- [What is being asked]
Write out again, word for word, the lines below from the line that holds "Write the React, TypeScript" through the line that holds "2.1e-3, 3.05e-3, 4.2e-3];", omitting pictures.
-- begin Material provided --
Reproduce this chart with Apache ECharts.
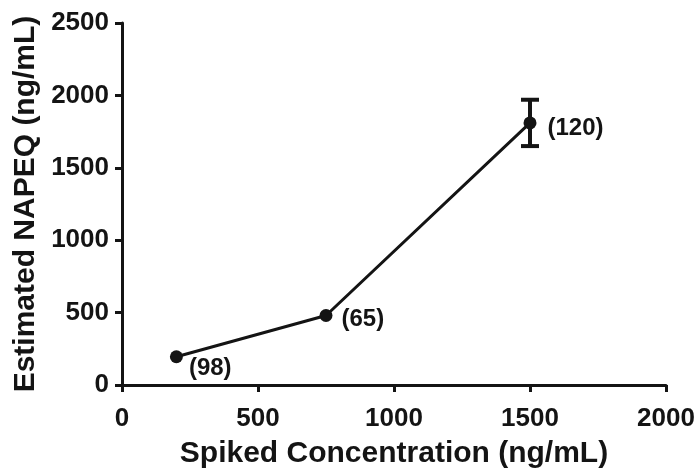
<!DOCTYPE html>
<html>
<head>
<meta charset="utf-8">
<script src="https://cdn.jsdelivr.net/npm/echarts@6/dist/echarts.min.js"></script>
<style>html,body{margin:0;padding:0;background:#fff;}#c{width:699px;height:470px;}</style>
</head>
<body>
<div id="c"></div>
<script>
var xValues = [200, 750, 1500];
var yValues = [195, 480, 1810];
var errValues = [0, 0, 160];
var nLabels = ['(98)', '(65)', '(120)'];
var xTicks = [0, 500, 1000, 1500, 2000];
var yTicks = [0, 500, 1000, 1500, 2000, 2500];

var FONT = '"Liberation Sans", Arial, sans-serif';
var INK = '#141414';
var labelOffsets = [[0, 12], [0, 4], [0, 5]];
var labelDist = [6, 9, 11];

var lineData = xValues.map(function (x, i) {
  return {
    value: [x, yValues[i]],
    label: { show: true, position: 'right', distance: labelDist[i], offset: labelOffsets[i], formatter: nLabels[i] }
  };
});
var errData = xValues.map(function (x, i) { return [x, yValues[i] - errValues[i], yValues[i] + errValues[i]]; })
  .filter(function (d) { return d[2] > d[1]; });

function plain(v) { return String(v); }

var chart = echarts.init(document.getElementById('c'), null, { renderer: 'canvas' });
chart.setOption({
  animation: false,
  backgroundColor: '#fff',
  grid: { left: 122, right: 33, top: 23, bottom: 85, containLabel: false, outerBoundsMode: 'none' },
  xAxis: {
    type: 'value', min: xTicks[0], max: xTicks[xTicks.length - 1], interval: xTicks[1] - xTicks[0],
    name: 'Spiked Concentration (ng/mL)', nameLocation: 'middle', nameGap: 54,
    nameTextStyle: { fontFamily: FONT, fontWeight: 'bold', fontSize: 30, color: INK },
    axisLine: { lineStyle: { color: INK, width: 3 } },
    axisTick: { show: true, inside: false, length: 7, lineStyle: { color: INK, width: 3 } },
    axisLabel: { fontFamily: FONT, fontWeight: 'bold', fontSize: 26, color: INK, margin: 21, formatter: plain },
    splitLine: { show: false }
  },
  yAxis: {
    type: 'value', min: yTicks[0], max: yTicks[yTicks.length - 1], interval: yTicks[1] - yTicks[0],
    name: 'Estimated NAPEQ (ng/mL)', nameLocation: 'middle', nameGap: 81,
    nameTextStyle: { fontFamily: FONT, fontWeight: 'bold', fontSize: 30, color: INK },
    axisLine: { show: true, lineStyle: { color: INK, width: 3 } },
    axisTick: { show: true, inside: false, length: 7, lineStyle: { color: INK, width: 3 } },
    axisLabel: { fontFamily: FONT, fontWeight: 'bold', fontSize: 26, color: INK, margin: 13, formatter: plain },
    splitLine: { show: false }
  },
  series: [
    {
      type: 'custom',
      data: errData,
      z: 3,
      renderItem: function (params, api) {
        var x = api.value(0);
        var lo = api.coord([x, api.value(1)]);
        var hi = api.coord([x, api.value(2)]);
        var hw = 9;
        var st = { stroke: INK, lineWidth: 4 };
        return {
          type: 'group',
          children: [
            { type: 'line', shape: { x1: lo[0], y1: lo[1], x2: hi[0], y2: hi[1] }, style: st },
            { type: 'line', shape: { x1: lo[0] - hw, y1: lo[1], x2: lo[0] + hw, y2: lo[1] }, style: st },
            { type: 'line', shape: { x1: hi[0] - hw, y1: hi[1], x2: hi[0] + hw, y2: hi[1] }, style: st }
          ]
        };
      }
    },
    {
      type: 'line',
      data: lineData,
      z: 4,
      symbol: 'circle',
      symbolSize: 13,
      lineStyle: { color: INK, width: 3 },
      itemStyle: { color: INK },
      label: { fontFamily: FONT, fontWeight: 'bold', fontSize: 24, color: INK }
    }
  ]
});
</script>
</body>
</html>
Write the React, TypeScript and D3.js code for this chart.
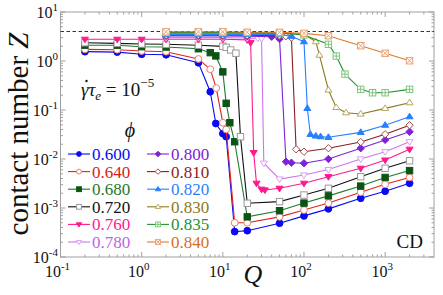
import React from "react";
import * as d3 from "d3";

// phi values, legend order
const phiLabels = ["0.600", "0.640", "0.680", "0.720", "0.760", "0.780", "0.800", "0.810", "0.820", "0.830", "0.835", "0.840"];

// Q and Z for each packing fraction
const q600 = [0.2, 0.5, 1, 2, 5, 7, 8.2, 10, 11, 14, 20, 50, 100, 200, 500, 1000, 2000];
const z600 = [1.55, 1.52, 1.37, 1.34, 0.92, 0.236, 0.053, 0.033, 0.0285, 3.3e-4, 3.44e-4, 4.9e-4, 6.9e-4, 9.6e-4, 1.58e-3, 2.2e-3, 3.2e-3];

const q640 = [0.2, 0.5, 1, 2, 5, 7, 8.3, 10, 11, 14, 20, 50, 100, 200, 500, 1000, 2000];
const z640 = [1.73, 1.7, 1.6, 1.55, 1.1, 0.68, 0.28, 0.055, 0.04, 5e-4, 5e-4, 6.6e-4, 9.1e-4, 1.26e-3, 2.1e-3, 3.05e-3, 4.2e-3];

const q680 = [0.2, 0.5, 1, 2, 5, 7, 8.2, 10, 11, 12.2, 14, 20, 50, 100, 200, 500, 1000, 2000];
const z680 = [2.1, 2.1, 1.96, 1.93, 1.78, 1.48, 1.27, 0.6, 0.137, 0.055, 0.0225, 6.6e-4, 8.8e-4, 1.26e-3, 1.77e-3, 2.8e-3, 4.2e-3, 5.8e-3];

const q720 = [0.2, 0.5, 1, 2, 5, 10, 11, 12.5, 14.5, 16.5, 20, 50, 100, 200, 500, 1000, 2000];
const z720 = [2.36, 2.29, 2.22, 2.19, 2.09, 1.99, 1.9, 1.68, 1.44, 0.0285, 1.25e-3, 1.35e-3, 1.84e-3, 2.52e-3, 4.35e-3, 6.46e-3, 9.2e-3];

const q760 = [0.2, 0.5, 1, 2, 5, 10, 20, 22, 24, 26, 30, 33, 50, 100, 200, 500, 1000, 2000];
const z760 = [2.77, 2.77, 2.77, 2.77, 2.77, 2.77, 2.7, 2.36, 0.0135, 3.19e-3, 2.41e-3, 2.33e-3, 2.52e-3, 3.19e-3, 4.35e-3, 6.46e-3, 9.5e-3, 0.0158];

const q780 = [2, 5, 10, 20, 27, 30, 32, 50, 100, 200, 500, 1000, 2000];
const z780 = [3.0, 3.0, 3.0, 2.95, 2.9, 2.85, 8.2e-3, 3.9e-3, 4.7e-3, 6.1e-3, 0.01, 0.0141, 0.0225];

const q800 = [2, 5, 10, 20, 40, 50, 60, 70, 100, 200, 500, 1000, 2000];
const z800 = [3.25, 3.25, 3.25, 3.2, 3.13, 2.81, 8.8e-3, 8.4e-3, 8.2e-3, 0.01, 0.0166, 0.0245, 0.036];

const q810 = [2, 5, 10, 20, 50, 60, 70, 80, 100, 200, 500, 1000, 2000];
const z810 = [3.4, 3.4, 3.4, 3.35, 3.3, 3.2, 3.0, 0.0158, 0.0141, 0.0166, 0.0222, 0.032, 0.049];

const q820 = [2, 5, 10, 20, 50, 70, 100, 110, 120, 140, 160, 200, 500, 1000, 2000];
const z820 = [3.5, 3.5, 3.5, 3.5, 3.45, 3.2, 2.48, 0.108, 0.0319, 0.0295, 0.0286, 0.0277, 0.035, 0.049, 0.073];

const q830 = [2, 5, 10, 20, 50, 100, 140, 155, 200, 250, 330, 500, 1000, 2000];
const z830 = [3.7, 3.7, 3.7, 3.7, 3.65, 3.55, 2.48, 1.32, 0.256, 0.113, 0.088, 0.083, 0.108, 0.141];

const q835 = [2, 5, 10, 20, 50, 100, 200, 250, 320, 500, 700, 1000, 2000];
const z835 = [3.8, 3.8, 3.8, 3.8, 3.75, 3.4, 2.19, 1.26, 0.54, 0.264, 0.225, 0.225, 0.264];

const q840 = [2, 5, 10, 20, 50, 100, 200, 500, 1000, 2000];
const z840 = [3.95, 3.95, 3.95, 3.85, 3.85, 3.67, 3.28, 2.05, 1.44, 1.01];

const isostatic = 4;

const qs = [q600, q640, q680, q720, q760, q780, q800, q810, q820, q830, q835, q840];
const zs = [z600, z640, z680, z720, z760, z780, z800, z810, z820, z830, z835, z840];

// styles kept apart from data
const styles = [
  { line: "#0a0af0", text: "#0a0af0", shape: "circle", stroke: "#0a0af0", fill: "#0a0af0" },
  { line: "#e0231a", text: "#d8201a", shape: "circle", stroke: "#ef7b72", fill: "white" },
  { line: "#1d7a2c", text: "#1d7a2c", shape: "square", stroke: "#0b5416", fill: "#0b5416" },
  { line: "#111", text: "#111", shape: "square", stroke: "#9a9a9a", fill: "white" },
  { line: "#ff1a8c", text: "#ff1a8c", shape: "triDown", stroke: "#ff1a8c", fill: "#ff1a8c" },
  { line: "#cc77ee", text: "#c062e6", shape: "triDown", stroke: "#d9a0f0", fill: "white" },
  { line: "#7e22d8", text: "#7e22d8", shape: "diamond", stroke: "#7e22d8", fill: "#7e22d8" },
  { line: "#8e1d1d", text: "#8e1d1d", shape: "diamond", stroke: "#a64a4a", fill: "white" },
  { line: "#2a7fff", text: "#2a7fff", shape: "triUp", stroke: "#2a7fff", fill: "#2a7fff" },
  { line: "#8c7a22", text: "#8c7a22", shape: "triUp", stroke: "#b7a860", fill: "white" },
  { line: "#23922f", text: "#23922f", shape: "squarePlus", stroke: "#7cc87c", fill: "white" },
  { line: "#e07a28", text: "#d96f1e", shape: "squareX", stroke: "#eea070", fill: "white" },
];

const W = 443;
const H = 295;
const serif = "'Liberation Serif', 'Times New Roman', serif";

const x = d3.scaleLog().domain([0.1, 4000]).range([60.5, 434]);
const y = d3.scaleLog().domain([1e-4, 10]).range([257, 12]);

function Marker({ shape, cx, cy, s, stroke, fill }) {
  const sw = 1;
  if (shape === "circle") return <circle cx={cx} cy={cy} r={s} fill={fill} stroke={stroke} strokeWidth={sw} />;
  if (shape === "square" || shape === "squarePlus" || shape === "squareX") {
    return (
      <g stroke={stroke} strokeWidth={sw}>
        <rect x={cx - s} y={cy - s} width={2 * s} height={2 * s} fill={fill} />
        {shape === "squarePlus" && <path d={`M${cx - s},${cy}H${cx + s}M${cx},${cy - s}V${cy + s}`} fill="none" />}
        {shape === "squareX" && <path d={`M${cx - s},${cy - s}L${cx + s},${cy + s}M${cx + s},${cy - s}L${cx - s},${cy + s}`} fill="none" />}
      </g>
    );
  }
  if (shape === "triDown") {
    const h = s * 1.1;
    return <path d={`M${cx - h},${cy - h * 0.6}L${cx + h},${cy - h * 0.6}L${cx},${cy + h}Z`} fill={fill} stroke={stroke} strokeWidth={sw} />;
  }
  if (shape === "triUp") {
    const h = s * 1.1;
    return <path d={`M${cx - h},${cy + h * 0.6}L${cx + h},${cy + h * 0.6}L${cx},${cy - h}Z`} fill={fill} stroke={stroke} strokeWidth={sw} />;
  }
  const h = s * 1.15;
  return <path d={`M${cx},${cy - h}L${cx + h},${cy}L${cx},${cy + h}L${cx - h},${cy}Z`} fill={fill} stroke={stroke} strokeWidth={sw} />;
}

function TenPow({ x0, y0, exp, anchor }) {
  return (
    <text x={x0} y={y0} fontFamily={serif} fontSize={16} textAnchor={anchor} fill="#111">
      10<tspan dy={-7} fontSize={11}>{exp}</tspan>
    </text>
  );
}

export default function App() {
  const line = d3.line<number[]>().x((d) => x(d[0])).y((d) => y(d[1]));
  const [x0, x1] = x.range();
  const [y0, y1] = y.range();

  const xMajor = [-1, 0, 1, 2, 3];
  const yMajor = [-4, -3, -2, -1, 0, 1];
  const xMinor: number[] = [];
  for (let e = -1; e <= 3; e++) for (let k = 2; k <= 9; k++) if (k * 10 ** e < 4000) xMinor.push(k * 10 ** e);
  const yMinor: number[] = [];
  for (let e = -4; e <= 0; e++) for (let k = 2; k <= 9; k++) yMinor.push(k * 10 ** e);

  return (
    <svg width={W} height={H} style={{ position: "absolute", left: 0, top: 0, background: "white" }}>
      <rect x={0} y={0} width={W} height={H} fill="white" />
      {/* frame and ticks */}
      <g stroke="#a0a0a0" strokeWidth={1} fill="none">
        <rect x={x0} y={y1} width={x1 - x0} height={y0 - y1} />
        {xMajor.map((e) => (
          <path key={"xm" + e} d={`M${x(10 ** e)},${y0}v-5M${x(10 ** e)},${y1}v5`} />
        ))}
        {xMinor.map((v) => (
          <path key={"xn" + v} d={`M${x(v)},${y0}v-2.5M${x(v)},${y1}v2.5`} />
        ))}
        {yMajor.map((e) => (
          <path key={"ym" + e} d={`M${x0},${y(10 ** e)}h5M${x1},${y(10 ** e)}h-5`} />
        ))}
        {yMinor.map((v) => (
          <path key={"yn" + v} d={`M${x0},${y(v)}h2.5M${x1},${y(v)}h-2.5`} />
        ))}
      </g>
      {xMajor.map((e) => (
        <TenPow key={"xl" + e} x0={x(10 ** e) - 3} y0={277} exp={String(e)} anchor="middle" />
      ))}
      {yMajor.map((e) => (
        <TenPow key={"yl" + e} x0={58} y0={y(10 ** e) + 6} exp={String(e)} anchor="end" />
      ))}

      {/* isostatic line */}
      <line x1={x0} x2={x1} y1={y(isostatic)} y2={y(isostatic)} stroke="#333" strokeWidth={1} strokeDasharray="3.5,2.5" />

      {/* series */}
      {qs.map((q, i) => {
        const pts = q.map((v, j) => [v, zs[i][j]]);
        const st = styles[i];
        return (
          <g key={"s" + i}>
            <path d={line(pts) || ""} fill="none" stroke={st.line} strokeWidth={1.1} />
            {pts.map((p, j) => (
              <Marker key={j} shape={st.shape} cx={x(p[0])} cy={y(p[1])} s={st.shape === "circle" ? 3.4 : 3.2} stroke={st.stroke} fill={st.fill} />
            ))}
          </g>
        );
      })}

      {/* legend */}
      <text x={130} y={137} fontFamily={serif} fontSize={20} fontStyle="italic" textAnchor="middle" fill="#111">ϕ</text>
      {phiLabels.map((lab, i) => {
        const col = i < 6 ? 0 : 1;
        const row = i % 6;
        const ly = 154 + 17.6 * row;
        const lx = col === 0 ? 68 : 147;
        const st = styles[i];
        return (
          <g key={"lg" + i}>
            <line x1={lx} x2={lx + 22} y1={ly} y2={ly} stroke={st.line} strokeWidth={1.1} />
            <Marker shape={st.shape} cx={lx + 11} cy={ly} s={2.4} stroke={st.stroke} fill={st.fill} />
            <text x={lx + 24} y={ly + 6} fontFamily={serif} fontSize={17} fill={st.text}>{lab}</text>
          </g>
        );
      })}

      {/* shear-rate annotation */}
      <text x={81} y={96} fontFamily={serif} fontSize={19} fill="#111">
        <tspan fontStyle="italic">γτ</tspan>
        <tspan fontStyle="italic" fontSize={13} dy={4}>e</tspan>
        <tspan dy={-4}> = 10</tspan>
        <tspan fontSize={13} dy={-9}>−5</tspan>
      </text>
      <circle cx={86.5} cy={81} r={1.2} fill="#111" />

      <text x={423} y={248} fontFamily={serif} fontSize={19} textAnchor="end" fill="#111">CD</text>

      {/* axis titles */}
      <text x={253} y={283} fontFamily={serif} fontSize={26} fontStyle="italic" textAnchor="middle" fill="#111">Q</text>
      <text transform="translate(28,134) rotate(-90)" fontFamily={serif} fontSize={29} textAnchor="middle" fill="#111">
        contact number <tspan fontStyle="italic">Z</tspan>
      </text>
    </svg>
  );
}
-- end Material provided --
- [Task output]
Write the React, TypeScript and D3.js code for this chart.
import React from "react";
import * as d3 from "d3";

// phi values, legend order
const phiLabels = ["0.600", "0.640", "0.680", "0.720", "0.760", "0.780", "0.800", "0.810", "0.820", "0.830", "0.835", "0.840"];

// Q and Z for each packing fraction
const q600 = [0.2, 0.5, 1, 2, 5, 7, 8.2, 10, 11, 14, 20, 50, 100, 200, 500, 1000, 2000];
const z600 = [1.55, 1.52, 1.37, 1.34, 0.92, 0.236, 0.053, 0.033, 0.0285, 3.3e-4, 3.44e-4, 4.9e-4, 6.9e-4, 9.6e-4, 1.58e-3, 2.2e-3, 3.2e-3];

const q640 = [0.2, 0.5, 1, 2, 5, 7, 8.3, 10, 11, 14, 20, 50, 100, 200, 500, 1000, 2000];
const z640 = [1.73, 1.7, 1.6, 1.55, 1.1, 0.68, 0.28, 0.055, 0.04, 5e-4, 5e-4, 6.6e-4, 9.1e-4, 1.26e-3, 2.1e-3, 3.05e-3, 4.2e-3];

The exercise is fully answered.